### What needs to be done:
Print the records below exactly, starting at the first line and stopping after the line that contains "(title) at (409.5,35.5)". Leave out any pictures.

### Entries:

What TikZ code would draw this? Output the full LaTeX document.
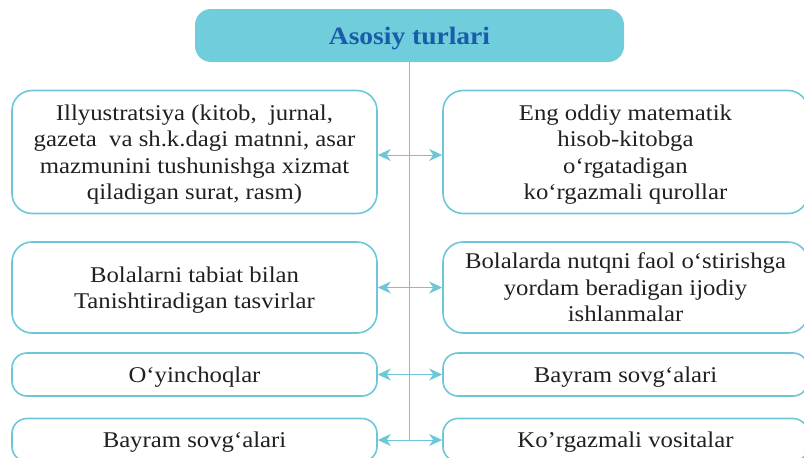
\documentclass[tikz,border=0pt]{standalone}
\usepackage{fontspec}
\setmainfont{Liberation Serif}[FakeStretch=1.1]
\usetikzlibrary{arrows.meta}

\definecolor{tealfill}{RGB}{112,205,219}
\definecolor{tealline}{RGB}{108,200,216}
\definecolor{titleblue}{RGB}{24,92,170}
\definecolor{textgrey}{RGB}{35,31,32}

\tikzset{
    kindbox/.style={draw=tealline, line width=1.6pt, rounded corners=20pt,
        align=center, text=textgrey, inner sep=0pt, minimum width=365pt,
        font=\fontsize{22.5}{26.5}\selectfont, text depth=-10pt},
    smallbox/.style={kindbox, rounded corners=15pt, minimum height=43pt, text depth=-4pt},
    link/.style={tealline, line width=1pt,
        {Stealth[length=13pt,width=12pt,inset=4pt]}-{Stealth[length=13pt,width=12pt,inset=4pt]}},
    trunk/.style={tealline, line width=1.5pt}
}

\begin{document}
\begin{tikzpicture}[x=1pt,y=-1pt]

    \clip (0,0) rectangle (804,458);

    %----- TITLE -----
    \node[fill=tealfill, rounded corners=16pt, minimum width=429pt, minimum height=53pt,
          text=titleblue, font=\fontsize{25}{29}\selectfont\bfseries, text depth=-2pt]
        (title) at (409.5,35.5) {Asosiy turlari};

    %----- LEFT COLUMN -----
    \node[kindbox, minimum height=123pt] (l1) at (194.5,152)
        {Illyustratsiya (kitob,~ jurnal,\\gazeta~ va sh.k.dagi matnni, asar\\mazmunini tushunishga xizmat\\qiladigan surat, rasm)};
    \node[kindbox, minimum height=91pt] (l2) at (194.5,287.5)
        {Bolalarni tabiat bilan\\Tanishtiradigan tasvirlar};
    \node[smallbox] (l3) at (194.5,374.5) {O‘yinchoqlar};
    \node[smallbox] (l4) at (194.5,440) {Bayram sovg‘alari};

    %----- RIGHT COLUMN -----
    \node[kindbox, minimum height=123pt] (r1) at (625.5,152)
        {Eng oddiy matematik\\hisob-kitobga\\o‘rgatadigan\\ko‘rgazmali qurollar};
    \node[kindbox, minimum height=91pt] (r2) at (625.5,287.5)
        {Bolalarda nutqni faol o‘stirishga\\yordam beradigan ijodiy\\ishlanmalar};
    \node[smallbox] (r3) at (625.5,374.5) {Bayram sovg‘alari};
    \node[smallbox] (r4) at (625.5,440) {Ko’rgazmali vositalar};

    %----- TRUNK AND LINKS -----
    \coordinate (trunkend) at (title.south |- l4.east);
    \draw[trunk] (title.south) -- (trunkend);

    % top row meets the trunk a little below the box middle
    \draw[link] ([yshift=-3pt]l1.east) -- ([yshift=-3pt]r1.west);
    \foreach \row in {2,...,4}
        \draw[link] (l\row.east) -- (r\row.west);

\end{tikzpicture}
\end{document}
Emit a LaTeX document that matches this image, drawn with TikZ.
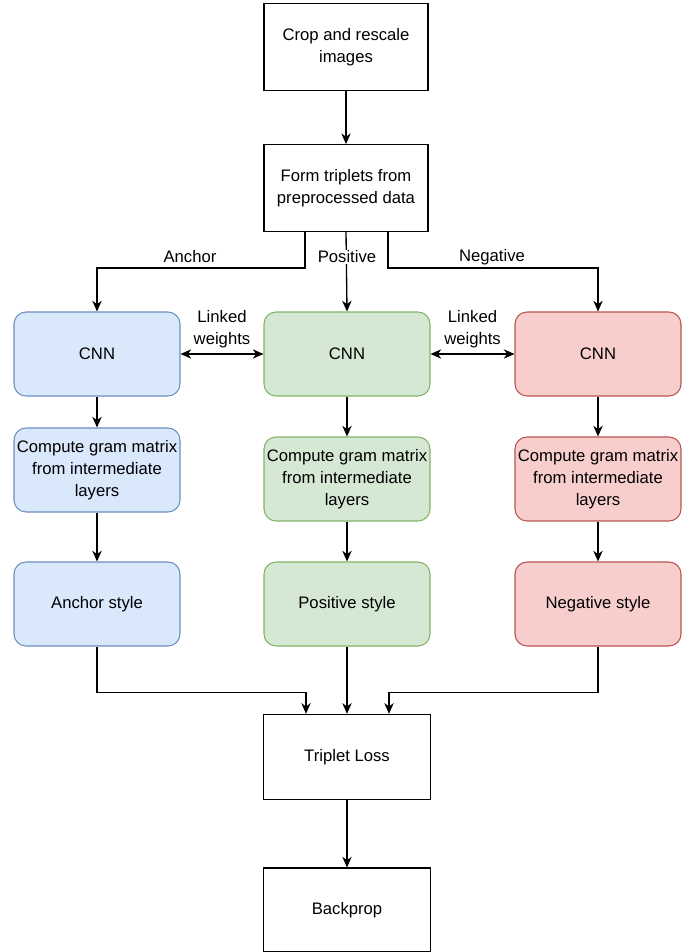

### Final result:
What TikZ code would draw this? Output the full LaTeX document.
\documentclass[tikz,border=0pt]{standalone}
\usepackage{fontspec}
\setmainfont{Liberation Serif}[FakeStretch=1.1]
\usetikzlibrary{arrows.meta}

\definecolor{tealfill}{RGB}{112,205,219}
\definecolor{tealline}{RGB}{108,200,216}
\definecolor{titleblue}{RGB}{24,92,170}
\definecolor{textgrey}{RGB}{35,31,32}

\tikzset{
    kindbox/.style={draw=tealline, line width=1.6pt, rounded corners=20pt,
        align=center, text=textgrey, inner sep=0pt, minimum width=365pt,
        font=\fontsize{22.5}{26.5}\selectfont, text depth=-10pt},
    smallbox/.style={kindbox, rounded corners=15pt, minimum height=43pt, text depth=-4pt},
    link/.style={tealline, line width=1pt,
        {Stealth[length=13pt,width=12pt,inset=4pt]}-{Stealth[length=13pt,width=12pt,inset=4pt]}},
    trunk/.style={tealline, line width=1.5pt}
}

\begin{document}
\begin{tikzpicture}[x=1pt,y=-1pt]

    \clip (0,0) rectangle (804,458);

    %----- TITLE -----
    \node[fill=tealfill, rounded corners=16pt, minimum width=429pt, minimum height=53pt,
          text=titleblue, font=\fontsize{25}{29}\selectfont\bfseries, text depth=-2pt]
        (title) at (409.5,35.5) {Asosiy turlari};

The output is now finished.